For all the enjoyment Hargrove is getting in being away from the dugout, he admits managing isn't out of his blood. The Reds' job across the state, recently filled by Dusty Baker, mildly piqued his curiosity. The Yankees' job intrigues him even more.

"I don't think they will call, but if they did, I'd have to listen," he said. "The Yankee job is the pinnacle of the profession. I have the itch to do it again. I really do. But it would really have to be the right thing."

Hargrove knows he can't guarantee the same feelings that led him to walk away once wouldn't reappear in a new situation. But he also can't help but wonder, like so many other Northwest athletes and coaches, if sheer geographic isolation wasn't a factor in his feelings.

"I'm certainly not waiting by the phone with bated breath," he said.

One of the phone calls that meant the most to him after he walked away came from former Yankees manager Joe Torre, who wanted to make sure all was well with the Hargroves.

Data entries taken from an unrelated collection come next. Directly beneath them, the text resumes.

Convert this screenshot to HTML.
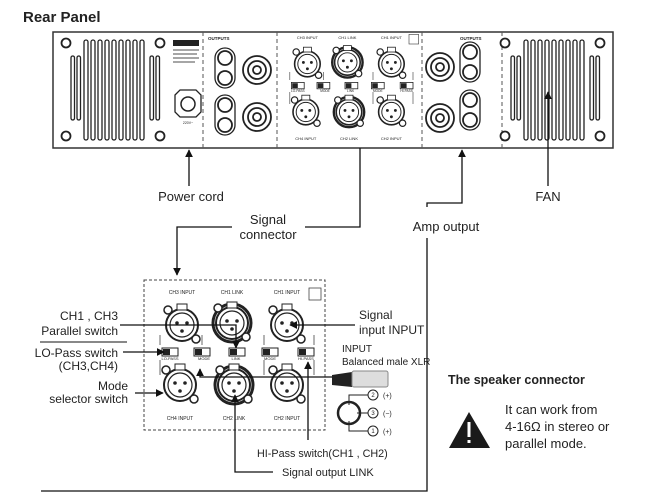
<!DOCTYPE html>
<html><head><meta charset="utf-8"><style>
body{margin:0;background:#fff}
svg{display:block}
text{font-family:"Liberation Sans","DejaVu Sans",sans-serif;fill:#222}
</style></head><body>
<svg width="656" height="500" viewBox="0 0 656 500" xmlns="http://www.w3.org/2000/svg">
<defs>
<marker id="ar" viewBox="0 0 10 10" refX="9" refY="5" markerWidth="6" markerHeight="6" orient="auto"><path d="M0,0L10,5L0,10z" fill="#111"/></marker>
<g id="xlr">
<circle r="16" fill="#fff" stroke="#222" stroke-width="2"/><circle r="12" fill="none" stroke="#222" stroke-width="1.2"/>
<circle cx="-5" cy="-2" r="1.8" fill="#222"/><circle cx="5" cy="-2" r="1.8" fill="#222"/><circle cx="0" cy="6" r="1.8" fill="#222"/>
<circle cx="-14" cy="-15" r="4" fill="#fff" stroke="#222" stroke-width="1.5"/><circle cx="14" cy="14" r="4" fill="#fff" stroke="#222" stroke-width="1.5"/>
<rect x="-5" y="-21" width="10" height="6" fill="#fff" stroke="#222"/>
</g>
<g id="sw"><rect x="-8" y="-4" width="16" height="8" fill="#fff" stroke="#222"/><rect x="-7" y="-3" width="7" height="6" fill="#222"/></g>
<g id="mod">
<g font-size="5" text-anchor="middle">
<text x="38" y="14">CH3 INPUT</text><text x="88" y="14">CH1 LINK</text><text x="143" y="14">CH1 INPUT</text>
<text x="36" y="140">CH4 INPUT</text><text x="90" y="140">CH2 LINK</text><text x="143" y="140">CH2 INPUT</text>
<text x="26" y="80" font-size="4">LO-PASS</text><text x="60" y="80" font-size="4">MODE</text><text x="92" y="80" font-size="4">LINK</text><text x="126" y="80" font-size="4">MODE</text><text x="162" y="80" font-size="4">HI-PASS</text>
</g>
<rect x="165" y="8" width="12" height="12" fill="none" stroke="#444" stroke-width="0.8"/>
<path d="M16,55V65M16,80V95M58,55V65M120,55V65M120,80V95M170,55V65M170,80V95" stroke="#444" stroke-width="0.8"/>
<use href="#xlr" x="38" y="45"/><use href="#xlr" x="36" y="105"/><use href="#xlr" x="143" y="45"/><use href="#xlr" x="143" y="105"/>
<circle cx="88" cy="43" r="19" fill="#fff" stroke="#222" stroke-width="3"/><use href="#xlr" x="88" y="43"/>
<circle cx="90" cy="105" r="19" fill="#fff" stroke="#222" stroke-width="3"/><use href="#xlr" x="90" y="105"/>
<use href="#sw" x="26" y="72"/><use href="#sw" x="58" y="72"/><use href="#sw" x="93" y="72"/><use href="#sw" x="126" y="72"/><use href="#sw" x="162" y="72"/>
</g>
</defs>

<text x="23" y="22" font-size="15" font-weight="bold" fill="#111">Rear Panel</text>

<rect x="53" y="32" width="560" height="116" fill="#fff" stroke="#333" stroke-width="1.5"/>
<path d="M203,32V148M277,32V148M422,32V148M502,32V148" stroke="#555" stroke-dasharray="4,3"/>
<g fill="#fff" stroke="#222" stroke-width="1.8">
<circle cx="66" cy="43" r="4.5"/><circle cx="160" cy="43" r="4.5"/><circle cx="66" cy="136" r="4.5"/><circle cx="160" cy="136" r="4.5"/>
<circle cx="505" cy="43" r="4.5"/><circle cx="600" cy="43" r="4.5"/><circle cx="505" cy="136" r="4.5"/><circle cx="600" cy="136" r="4.5"/>
</g>
<g fill="#fff" stroke="#222" stroke-width="1.3">
<rect x="71" y="56" width="3.5" height="64" rx="1.7"/><rect x="77" y="56" width="3.5" height="64" rx="1.7"/>
<rect x="150" y="56" width="3.5" height="64" rx="1.7"/><rect x="156" y="56" width="3.5" height="64" rx="1.7"/>
<rect x="84" y="40" width="4" height="100" rx="2"/><rect x="91" y="40" width="4" height="100" rx="2"/><rect x="98" y="40" width="4" height="100" rx="2"/><rect x="105" y="40" width="4" height="100" rx="2"/><rect x="112" y="40" width="4" height="100" rx="2"/><rect x="119" y="40" width="4" height="100" rx="2"/><rect x="126" y="40" width="4" height="100" rx="2"/><rect x="133" y="40" width="4" height="100" rx="2"/><rect x="140" y="40" width="4" height="100" rx="2"/>
<rect x="511" y="56" width="3.5" height="64" rx="1.7"/><rect x="517" y="56" width="3.5" height="64" rx="1.7"/>
<rect x="590" y="56" width="3.5" height="64" rx="1.7"/><rect x="596" y="56" width="3.5" height="64" rx="1.7"/>
<rect x="524" y="40" width="4" height="100" rx="2"/><rect x="531" y="40" width="4" height="100" rx="2"/><rect x="538" y="40" width="4" height="100" rx="2"/><rect x="545" y="40" width="4" height="100" rx="2"/><rect x="552" y="40" width="4" height="100" rx="2"/><rect x="559" y="40" width="4" height="100" rx="2"/><rect x="566" y="40" width="4" height="100" rx="2"/><rect x="573" y="40" width="4" height="100" rx="2"/><rect x="580" y="40" width="4" height="100" rx="2"/>
</g>
<rect x="173" y="40" width="26" height="6" fill="#222"/>
<path d="M173,50H199M173,54H197M173,58H199M173,62H195" stroke="#888" stroke-width="1.5"/>
<path d="M175,95L180,90H196L201,95V112L196,117H180L175,112Z" fill="#fff" stroke="#222" stroke-width="1.3"/>
<circle cx="188" cy="104" r="7" fill="#fff" stroke="#222" stroke-width="1.5"/>
<text x="188" y="124" font-size="3.5" text-anchor="middle">220V~</text>
<g fill="#fff" stroke="#222" stroke-width="1.3">
<rect x="215" y="48" width="20" height="40" rx="10"/><rect x="215" y="95" width="20" height="40" rx="10"/>
<rect x="460" y="42" width="20" height="40" rx="10"/><rect x="460" y="90" width="20" height="40" rx="10"/>
</g>
<g fill="#fff" stroke="#222" stroke-width="1.8">
<circle cx="225" cy="58" r="7"/><circle cx="225" cy="78" r="7"/><circle cx="225" cy="105" r="7"/><circle cx="225" cy="125" r="7"/>
<circle cx="470" cy="52" r="7"/><circle cx="470" cy="72" r="7"/><circle cx="470" cy="100" r="7"/><circle cx="470" cy="120" r="7"/>
<circle cx="257" cy="70" r="14"/><circle cx="257" cy="70" r="9"/><circle cx="257" cy="70" r="4"/>
<circle cx="257" cy="117" r="14"/><circle cx="257" cy="117" r="9"/><circle cx="257" cy="117" r="4"/>
<circle cx="440" cy="67" r="14"/><circle cx="440" cy="67" r="9"/><circle cx="440" cy="67" r="4"/>
<circle cx="440" cy="118" r="14"/><circle cx="440" cy="118" r="9"/><circle cx="440" cy="118" r="4"/>
</g>
<g font-size="4.5" font-weight="bold"><text x="208" y="40">OUTPUTS</text><text x="460" y="40">OUTPUTS</text></g>
<g transform="translate(277,28) scale(0.8)"><use href="#mod"/></g>

<g stroke="#111" stroke-width="1.3" fill="none">
<path d="M189,186V150" marker-end="url(#ar)"/>
<path d="M360,148V227H305"/>
<path d="M232,227H177V275" marker-end="url(#ar)"/>
<path d="M427,207V203H462V150" marker-end="url(#ar)"/>
<path d="M427,238V491H41"/>
<path d="M548,186V92" marker-end="url(#ar)"/>
</g>
<g font-size="13" text-anchor="middle">
<text x="191" y="201">Power cord</text>
<text x="268" y="224">Signal</text><text x="268" y="239">connector</text>
<text x="446" y="231">Amp output</text>
<text x="548" y="201">FAN</text>
</g>

<rect x="144" y="280" width="181" height="150" fill="none" stroke="#444" stroke-dasharray="3,2"/>
<use href="#mod" x="144" y="280"/>

<g stroke="#111" stroke-width="1.3" fill="none">
<path d="M120,325H236V348" marker-end="url(#ar)"/>
<path d="M40,342H127" stroke-width="1"/>
<path d="M123,352H164" marker-end="url(#ar)"/>
<path d="M135,393H163" marker-end="url(#ar)"/>
<path d="M340,377H200V369" marker-end="url(#ar)"/>
<path d="M355,325H290" marker-end="url(#ar)"/>
<path d="M308,440V362" marker-end="url(#ar)"/>
<path d="M273,472H235V395" marker-end="url(#ar)"/>
</g>
<g font-size="12" text-anchor="end">
<text x="118" y="320">CH1 , CH3</text><text x="118" y="335">Parallel switch</text>
<text x="118" y="357">LO-Pass switch</text><text x="118" y="370">(CH3,CH4)</text>
<text x="128" y="390">Mode</text><text x="128" y="403">selector switch</text>
</g>
<g font-size="12">
<text x="359" y="319">Signal</text><text x="359" y="334">input INPUT</text>
<text x="257" y="457" font-size="10.8">HI-Pass switch(CH1 , CH2)</text>
<text x="282" y="476" font-size="11">Signal output LINK</text>
<text x="342" y="352" font-size="10">INPUT</text><text x="342" y="365" font-size="10">Balanced male XLR</text>
</g>
<path d="M332,375L352,372V387L332,385Z" fill="#222"/>
<rect x="352" y="371" width="36" height="16" rx="2" fill="#ddd" stroke="#888"/>
<g stroke="#222" fill="none" stroke-width="1">
<circle cx="349" cy="413" r="11" stroke-width="2.5"/>
<path d="M349,405V395H368M357,413H368M349,421V431H368"/>
<circle cx="373" cy="395" r="5" fill="#fff"/><circle cx="373" cy="413" r="5" fill="#fff"/><circle cx="373" cy="431" r="5" fill="#fff"/>
</g>
<g font-size="6" text-anchor="middle"><text x="373" y="397">2</text><text x="373" y="415">3</text><text x="373" y="433">1</text></g>
<g font-size="7"><text x="383" y="398">(+)</text><text x="383" y="416">(−)</text><text x="383" y="434">(+)</text></g>

<text x="448" y="384" font-size="12.5" font-weight="bold">The speaker connector</text>
<path d="M449,448L469,412L490,448Z" fill="#1a1a1a"/>
<rect x="467.5" y="422" width="3" height="15" fill="#fff"/><rect x="467.5" y="440" width="3" height="3" fill="#fff"/>
<g font-size="13"><text x="505" y="414">It can work from</text><text x="505" y="431">4-16Ω in stereo or</text><text x="505" y="448">parallel mode.</text></g>
</svg>
</body></html>
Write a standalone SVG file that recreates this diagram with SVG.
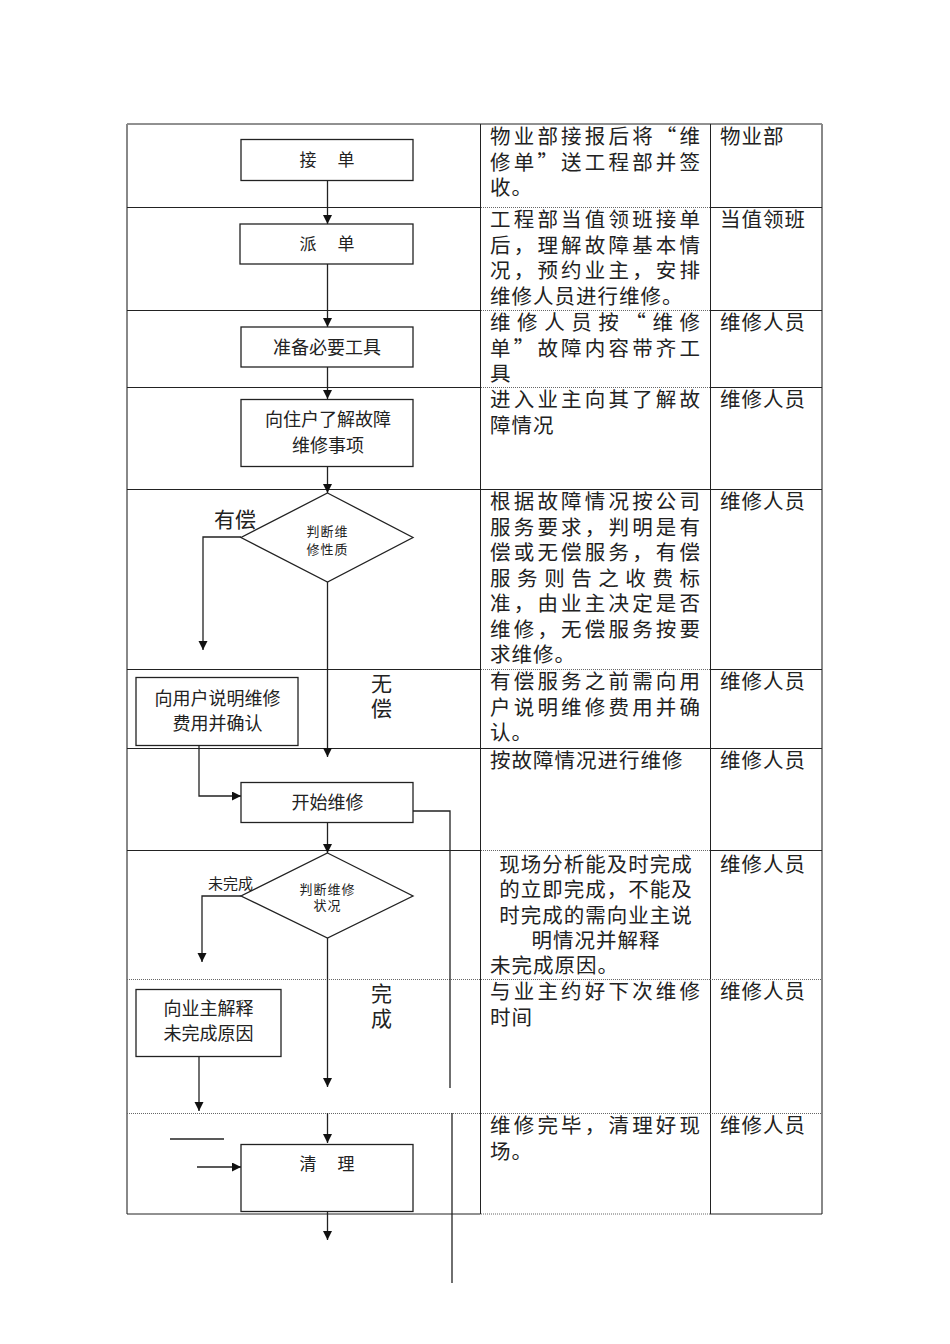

"We got tons and tons of phone calls, and you could tell the people that really cared about you," Hargrove said. "The first thing out of their mouths was, I don't care that you've done it, I just want to know you and Sharon and the kids are OK, no one's sick. Which meant a lot to me."

The Hargroves eventually discovered that among those befuddled over their decision was their five children, ranging in age from Kim, 33, to Shelly, who graduated from high school last June.

During one family gathering, the entire younger generation sat on the couch, and for the first time delved into their parents' life change.

"We realized that none of our kids had any closure on what happened," Sharon said. "All their information was from ESPN, or whatever they happened to read in the paper. You don't have the energy when you're going through that to call five kids and explain everything.

"It was really neat. We spent about two hours, with Mike telling them how he felt, why he decided to do it, and answering questions."

Hargrove's baseball life is chronicled here in a trophy room overflowing with memorabilia from his playing and managerial career. The latest artifact arrived recently, courtesy of the Mariners -- the lineup card from his final game, signed by the entire team.

The Hargroves sometimes ponder if Mike would have been offered a long-term extension, in light of how the team was thriving. They also wonder if he would have been fired if the season had ended how it did with him in charge.

While the severity of the team's plummet surprised him, Hargrove admits he feared rough times might be coming.

"I really didn't think the team overachieved at all," he said. "But I felt it was inevitable they would be streaky, because of the starting pitching. I also felt like the chances of them closing it out were slim because of how much the bullpen had to be used. I'm not excluding myself from that."

Hargrove is still coping with the various signposts of the season that go on without him -- like the organizational meetings that follow every season, and the upcoming winter meetings.

"I'm really curious about how I'm going to feel come the middle of February," he said about the start of spring training. "You might see me in Peoria. I told Bill [Bavasi] when I left, I may show up in spring training. He said, 'We want you to. Any time you want to come.' "

No question, Hargrove still has the baseball itch. But it's hard to complain about the anxiety-free life of a civilian, either.